A zero-knowledge rollup (ZK rollup) is a Layer 2 (L2) scaling solution that processes many transactions off the main blockchain, then proves on-chain that the batch was executed correctly using zero-knowledge proofs, often called validity proofs. User funds are typically secured by a smart contract on the Layer 1 (L1), such as Ethereum, while computation and state updates happen on the rollup.
How ZK rollups work
In a ZK rollup, transactions are executed in an off-chain environment that maintains its own state, such as account balances. Instead of sending every transaction to the L1, the rollup bundles many transactions into a batch and generates a cryptographic proof that the resulting state transition is valid according to the rollup’s rules. The rollup then posts the proof, and usually a compressed form of transaction data or state data, to the L1 contract. Because the L1 can verify the proof quickly, the network can confirm large batches with far less on-chain work than individual transactions.

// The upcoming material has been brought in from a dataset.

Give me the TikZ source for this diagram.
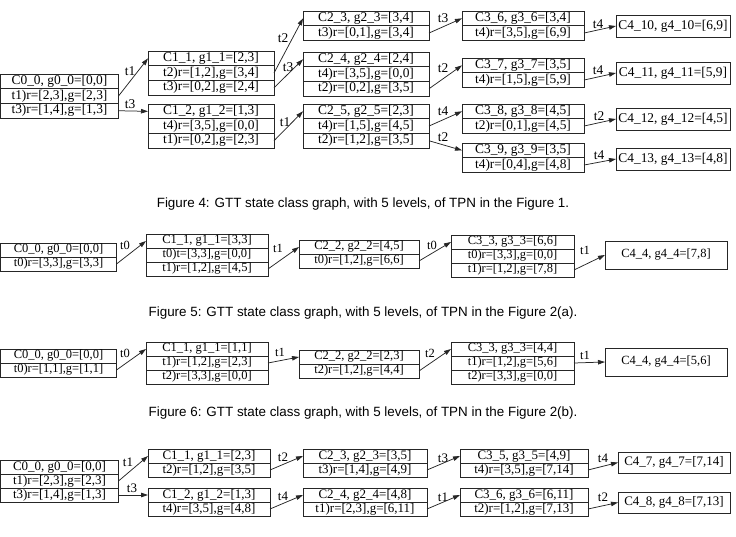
\documentclass[tikz,border=0pt]{standalone}
\usepackage{fontspec}
\setmainfont{Liberation Serif}
\newfontfamily\capfont{Liberation Sans}
\usetikzlibrary{arrows.meta}
\tikzset{
 cell/.style={draw=black!85, line width=0.75pt, inner sep=0pt, outer sep=0pt, anchor=north west},
 fa/.style={font=\fontsize{13.4}{14}\selectfont, minimum height=14.7pt},
 fb/.style={font=\fontsize{12.5}{13}\selectfont, minimum height=14pt},
 fc/.style={font=\fontsize{13}{14}\selectfont, minimum height=14pt},
 arr/.style={draw=black!85, line width=0.75pt, -{Triangle[length=7pt,width=4.5pt]}},
 lbl/.style={inner sep=0pt},
 captext/.style={font=\capfont\fontsize{13.4}{15}\selectfont, inner sep=0pt}
}
\begin{document}
\begin{tikzpicture}[x=1pt,y=-1pt]
\useasboundingbox (0,0) rectangle (736,537);
% ---------------- Figure 4 ----------------
\begin{scope}[every node/.append style={fa}]
\node[cell,minimum width=118pt] (a0) at (0.5,74) {C0\_0, g0\_0=[0,0]};
\node[cell,minimum width=118pt] (a1) at (a0.south west) {t1)r=[2,3],g=[2,3]};
\node[cell,minimum width=118pt] (a2) at (a1.south west) {t3)r=[1,4],g=[1,3]};
\node[cell,minimum width=126pt] (b0) at (148,51) {C1\_1, g1\_1=[2,3]};
\node[cell,minimum width=126pt] (b1) at (b0.south west) {t2)r=[1,2],g=[3,4]};
\node[cell,minimum width=126pt] (b2) at (b1.south west) {t3)r=[0,2],g=[2,4]};
\node[cell,minimum width=126pt] (c0) at (148,104) {C1\_2, g1\_2=[1,3]};
\node[cell,minimum width=126pt] (c1) at (c0.south west) {t4)r=[3,5],g=[0,0]};
\node[cell,minimum width=126pt] (c2) at (c1.south west) {t1)r=[0,2],g=[2,3]};
\node[cell,minimum width=126pt] (d0) at (303,11) {C2\_3, g2\_3=[3,4]};
\node[cell,minimum width=126pt] (d1) at (d0.south west) {t3)r=[0,1],g=[3,4]};
\node[cell,minimum width=126pt] (e0) at (303,52) {C2\_4, g2\_4=[2,4]};
\node[cell,minimum width=126pt] (e1) at (e0.south west) {t4)r=[3,5],g=[0,0]};
\node[cell,minimum width=126pt] (e2) at (e1.south west) {t2)r=[0,2],g=[3,5]};
\node[cell,minimum width=126pt] (f0) at (303,104) {C2\_5, g2\_5=[2,3]};
\node[cell,minimum width=126pt] (f1) at (f0.south west) {t4)r=[1,5],g=[4,5]};
\node[cell,minimum width=126pt] (f2) at (f1.south west) {t2)r=[1,2],g=[3,5]};
\node[cell,minimum width=122pt] (g0) at (462,11) {C3\_6, g3\_6=[3,4]};
\node[cell,minimum width=122pt] (g1) at (g0.south west) {t4)r=[3,5],g=[6,9]};
\node[cell,minimum width=122pt] (h0) at (462,58) {C3\_7, g3\_7=[3,5]};
\node[cell,minimum width=122pt] (h1) at (h0.south west) {t4)r=[1,5],g=[5,9]};
\node[cell,minimum width=122pt] (i0) at (462,104) {C3\_8, g3\_8=[4,5]};
\node[cell,minimum width=122pt] (i1) at (i0.south west) {t2)r=[0,1],g=[4,5]};
\node[cell,minimum width=122pt] (j0) at (462,143) {C3\_9, g3\_9=[3,5]};
\node[cell,minimum width=122pt] (j1) at (j0.south west) {t4)r=[0,4],g=[4,8]};
\node[cell,minimum width=114pt,minimum height=22pt] (k) at (616,15) {C4\_10, g4\_10=[6,9]};
\node[cell,minimum width=114pt,minimum height=22pt] (l) at (616,62) {C4\_11, g4\_11=[5,9]};
\node[cell,minimum width=114pt,minimum height=22pt] (m) at (616,108) {C4\_12, g4\_12=[4,5]};
\node[cell,minimum width=114pt,minimum height=22pt] (n) at (616,148) {C4\_13, g4\_13=[4,8]};
\draw[arr] (a1.east) -- (b0.west); \node[lbl] (la1) at (130,71) {t1};
\draw[arr] (a2.east) -- (c0.west); \node[lbl] (la2) at (130,104) {t3};
\draw[arr] (b1.east) -- (d0.west); \node[lbl] (lb1) at (283,38) {t2};
\draw[arr] (b2.east) -- (e0.west); \node[lbl] (lb2) at (288,67) {t3};
\draw[arr] (c2.east) -- (f0.west); \node[lbl] (lc2) at (285,122) {t1};
\draw[arr] (d1.east) -- (g0.west); \node[lbl] (ld1) at (443,18) {t3};
\draw[arr] (e2.east) -- (h0.west); \node[lbl] (le2) at (443,68) {t2};
\draw[arr] (f1.east) -- (i0.west); \node[lbl] (lf1) at (443,111) {t4};
\draw[arr] (f2.east) -- (j0.west); \node[lbl] (lf2) at (443,137) {t2};
\draw[arr] (g1.east) -- (k.west); \node[lbl] (lg1) at (598,24) {t4};
\draw[arr] (h1.east) -- (l.west); \node[lbl] (lh1) at (598,70) {t4};
\draw[arr] (i1.east) -- (m.west); \node[lbl] (li1) at (599,116) {t2};
\draw[arr] (j1.east) -- (n.west); \node[lbl] (lj1) at (599,155) {t4};
\end{scope}
\node[captext] (cap4) at (363,204) {Figure 4: GTT state class graph, with 5 levels, of TPN in the Figure 1.};
% ---------------- Figure 5 ----------------
\begin{scope}[every node/.append style={fb}]
\node[cell,minimum width=116pt] (p0) at (0.5,243) {C0\_0, g0\_0=[0,0]};
\node[cell,minimum width=116pt] (p1) at (p0.south west) {t0)r=[3,3],g=[3,3]};
\node[cell,minimum width=122pt] (q0) at (146,234) {C1\_1, g1\_1=[3,3]};
\node[cell,minimum width=122pt] (q1) at (q0.south west) {t0)t=[3,3],g=[0,0]};
\node[cell,minimum width=122pt] (q2) at (q1.south west) {t1)r=[1,2],g=[4,5]};
\node[cell,minimum width=120pt] (r0) at (299,240) {C2\_2, g2\_2=[4,5]};
\node[cell,minimum width=120pt] (r1) at (r0.south west) {t0)r=[1,2],g=[6,6]};
\node[cell,minimum width=123pt] (s0) at (451,235) {C3\_3, g3\_3=[6,6]};
\node[cell,minimum width=123pt] (s1) at (s0.south west) {t0)r=[3,3],g=[0,0]};
\node[cell,minimum width=123pt] (s2) at (s1.south west) {t1)r=[1,2],g=[7,8]};
\node[cell,minimum width=122pt,minimum height=28pt] (t) at (605,241) {C4\_4, g4\_4=[7,8]};
\draw[arr] (p1.east) -- (q0.west); \node[lbl] (lp1) at (125,245) {t0};
\draw[arr] (q2.east) -- (r0.west); \node[lbl] (lq2) at (278,248) {t1};
\draw[arr] (r1.east) -- (s0.west); \node[lbl] (lr1) at (432,245) {t0};
\draw[arr] (s2.east) -- (t.west); \node[lbl] (ls2) at (585,250) {t1};
\end{scope}
\node[captext] (cap5) at (363,313) {Figure 5: GTT state class graph, with 5 levels, of TPN in the Figure 2(a).};
% ---------------- Figure 6 ----------------
\begin{scope}[every node/.append style={fb}]
\node[cell,minimum width=116pt] (u0) at (0.5,349) {C0\_0, g0\_0=[0,0]};
\node[cell,minimum width=116pt] (u1) at (u0.south west) {t0)r=[1,1],g=[1,1]};
\node[cell,minimum width=122pt] (v0) at (146,342) {C1\_1, g1\_1=[1,1]};
\node[cell,minimum width=122pt] (v1) at (v0.south west) {t1)r=[1,2],g=[2,3]};
\node[cell,minimum width=122pt] (v2) at (v1.south west) {t2)r=[3,3],g=[0,0]};
\node[cell,minimum width=120pt] (w0) at (299,350) {C2\_2, g2\_2=[2,3]};
\node[cell,minimum width=120pt] (w1) at (w0.south west) {t2)r=[1,2],g=[4,4]};
\node[cell,minimum width=123pt] (x0) at (451,342) {C3\_3, g3\_3=[4,4]};
\node[cell,minimum width=123pt] (x1) at (x0.south west) {t1)r=[1,2],g=[5,6]};
\node[cell,minimum width=123pt] (x2) at (x1.south west) {t2)r=[3,3],g=[0,0]};
\node[cell,minimum width=122pt,minimum height=28pt] (y) at (605,348) {C4\_4, g4\_4=[5,6]};
\draw[arr] (u1.east) -- (v0.west); \node[lbl] (lu1) at (125,353) {t0};
\draw[arr] (v1.east) -- (w0.west); \node[lbl] (lv1) at (280,352) {t1};
\draw[arr] (w1.east) -- (x0.west); \node[lbl] (lw1) at (430,353) {t2};
\draw[arr] (x1.east) -- (y.west); \node[lbl] (lx1) at (585,355) {t1};
\end{scope}
\node[captext] (cap6) at (363,413) {Figure 6: GTT state class graph, with 5 levels, of TPN in the Figure 2(b).};
% ---------------- Figure 7 ----------------
\begin{scope}[every node/.append style={fc}]
\node[cell,minimum width=118pt] (z0) at (0.5,460) {C0\_0, g0\_0=[0,0]};
\node[cell,minimum width=118pt] (z1) at (z0.south west) {t1)r=[2,3],g=[2,3]};
\node[cell,minimum width=118pt] (z2) at (z1.south west) {t3)r=[1,4],g=[1,3]};
\node[cell,minimum width=122pt] (aa0) at (148,449) {C1\_1, g1\_1=[2,3]};
\node[cell,minimum width=122pt] (aa1) at (aa0.south west) {t2)r=[1,2],g=[3,5]};
\node[cell,minimum width=122pt] (ab0) at (148,488) {C1\_2, g1\_2=[1,3]};
\node[cell,minimum width=122pt] (ab1) at (ab0.south west) {t4)r=[3,5],g=[4,8]};
\node[cell,minimum width=124pt] (ac0) at (303,449) {C2\_3, g2\_3=[3,5]};
\node[cell,minimum width=124pt] (ac1) at (ac0.south west) {t3)r=[1,4],g=[4,9]};
\node[cell,minimum width=124pt] (ad0) at (303,488) {C2\_4, g2\_4=[4,8]};
\node[cell,minimum width=124pt] (ad1) at (ad0.south west) {t1)r=[2,3],g=[6,11]};
\node[cell,minimum width=128pt] (ae0) at (460,449) {C3\_5, g3\_5=[4,9]};
\node[cell,minimum width=128pt] (ae1) at (ae0.south west) {t4)r=[3,5],g=[7,14]};
\node[cell,minimum width=128pt] (af0) at (460,488) {C3\_6, g3\_6=[6,11]};
\node[cell,minimum width=128pt] (af1) at (af0.south west) {t2)r=[1,2],g=[7,13]};
\node[cell,minimum width=112pt,minimum height=21pt] (ag) at (618,452) {C4\_7, g4\_7=[7,14]};
\node[cell,minimum width=112pt,minimum height=21pt] (ah) at (618,492) {C4\_8, g4\_8=[7,13]};
\draw[arr] (z1.east) -- (aa0.west); \node[lbl] (lz1) at (128,462) {t1};
\draw[arr] (z2.east) -- (ab0.west); \node[lbl] (lz2) at (132,488) {t3};
\draw[arr] (aa1.east) -- (ac0.west); \node[lbl] (laa1) at (283,457) {t2};
\draw[arr] (ab1.east) -- (ad0.west); \node[lbl] (lab1) at (283,496) {t4};
\draw[arr] (ac1.east) -- (ae0.west); \node[lbl] (lac1) at (443,458) {t3};
\draw[arr] (ad1.east) -- (af0.west); \node[lbl] (lad1) at (443,497) {t1};
\draw[arr] (ae1.east) -- (ag.west); \node[lbl] (lae1) at (603,458) {t4};
\draw[arr] (af1.east) -- (ah.west); \node[lbl] (laf1) at (603,497) {t2};
\end{scope}
\end{tikzpicture}
\end{document}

Security model and practical use
ZK rollups inherit much of their security from the L1, since the L1 contract enforces the rules for accepting new rollup states. This differs from approaches that rely primarily on fraud challenges. In practice, ZK rollups are used to make common crypto activities, like token transfers, trading on decentralized exchanges, NFT minting, and gaming transactions, cheaper and faster while still keeping settlement anchored to the base chain.
Why ZK rollups matter
ZK rollups are important because they improve throughput and reduce fees without requiring the L1 to sacrifice decentralization or security. They are a core part of how major smart contract platforms aim to scale to more users and applications while keeping on-chain verification trustworthy.